Clay Particles Could Help Repair Damaged Bone Tissue

Gels made from clay could provide an environment that would stimulate stem cells to regenerate damaged tissues such as bone, skin, heart, spinal cord, liver, pancreas and cornea.

Researchers at the University of Southampton in the United Kingdom believe that clay particles’ ability to bind to biological molecules could be used to stimulate the stem cell regeneration process.

“Clay particles encourage molecules to bind to them. This interaction is now routinely harnessed in the design of tablets to carefully control the release and action of a drug,” explained Dr. Jon Dawson, who is leading the research. “We will use this mechanism to see if we can encourage stem cells to grow new tissue.”

The project, funded by a £1.4m grant from the Engineering and Physical Sciences Research Council, aims to create tailormade micro-environments to foster stem cell regeneration. The team will use clay gels both to explore the biological signals necessary to successfully control stem cell behaviour for regeneration and also to provide stem cells with signals to stimulate regeneration in the body.

The approach will first be applied to regenerate bone lost to cancer or hip replacement failure. If successful, the same technology may be applied to harness stem cells for the treatment of different scenarios, from burn victims to those suffering with diabetes or Parkinson’s.

Dawson will be working with Professor Richard Oreffo of the Bone and Joint Research Group at the University of Southampton to explore the application of this technology in orthopedics. “Fractures and bone loss due to trauma or disease are a significant clinical and socioeconomic problem,” Dawson said. “Clay particles could offer an improved way of stimulating stem cells at the point of injury, which will be better for the patient’s recovery.”

Dawson believes the rich electrostatic properties of nano scale clay particles, which are one millionth of a millimetre, could overcome two challenges in the development of stem-cell based regenerative therapies.

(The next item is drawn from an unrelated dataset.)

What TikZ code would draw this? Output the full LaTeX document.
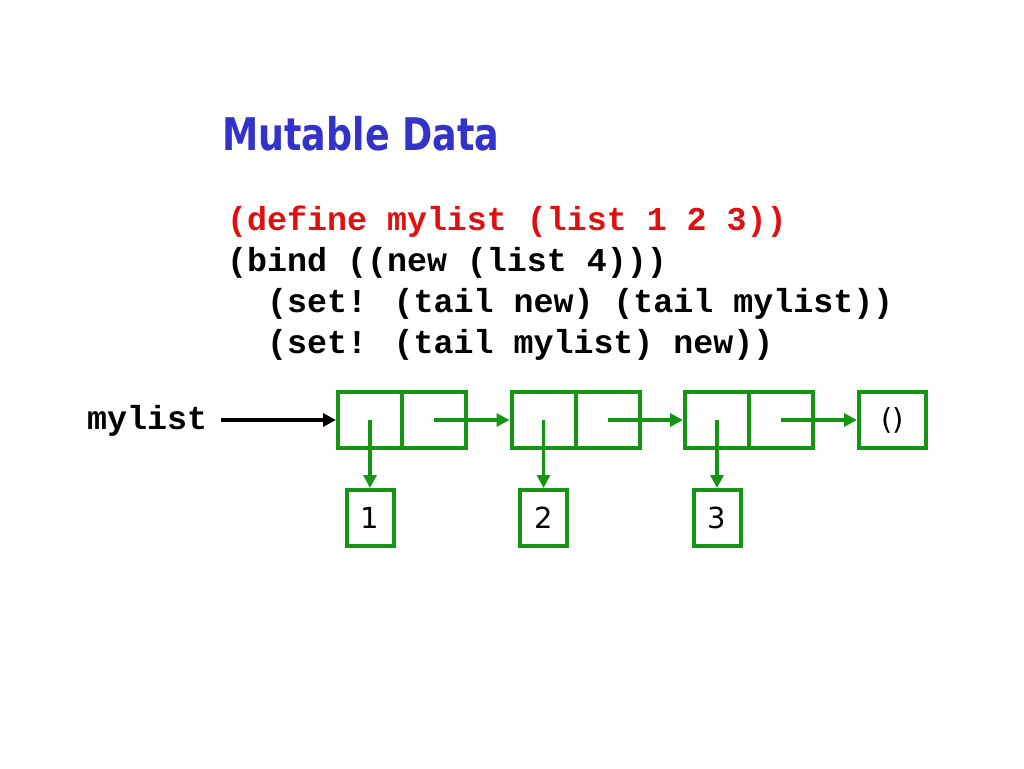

The first challenge-–to deliver and hold stem cells at the right location in the body-–would be met by the ability of clay to self-organise into gels via the electrostatic interactions of the particles with each other. Cells mixed with a low concentration of clay particles gelled in water, can be injected into the body and held in the right place by the gel, eliminating, in many situations, the need for surgery.

Clay particles can also interact with large structural molecules (polymers) which frequently are used in the development of scaffolds that stem cells grow on. These interactions can greatly improve the scaffold’s strength and could be applied to preserve their stability at the site of injury until regeneration is complete.

While several gels and scaffold materials have been designed to deliver and hold stem cells at the site of regeneration, the ability of clay nanoparticles to overcome a second critical hurdle facing stem-cell therapy is what makes them especially promising.

“The carefully controlled provision of key biological signalling molecules is essential to directing the activity of stem-cells,”Dawson noted. “However, conventional injectable gel materials are often poor at retaining these biological signals at the site of injury-–they can hold and deliver cells, but the molecules that stimulate the cells diffuse away when placed in the body. The ability of clay nanoparticles to bind biological molecules presents a unique opportunity to control the local environment at a site of injury or disease to stimulate and control stem-cell driven repair. This is something we are very excited about.”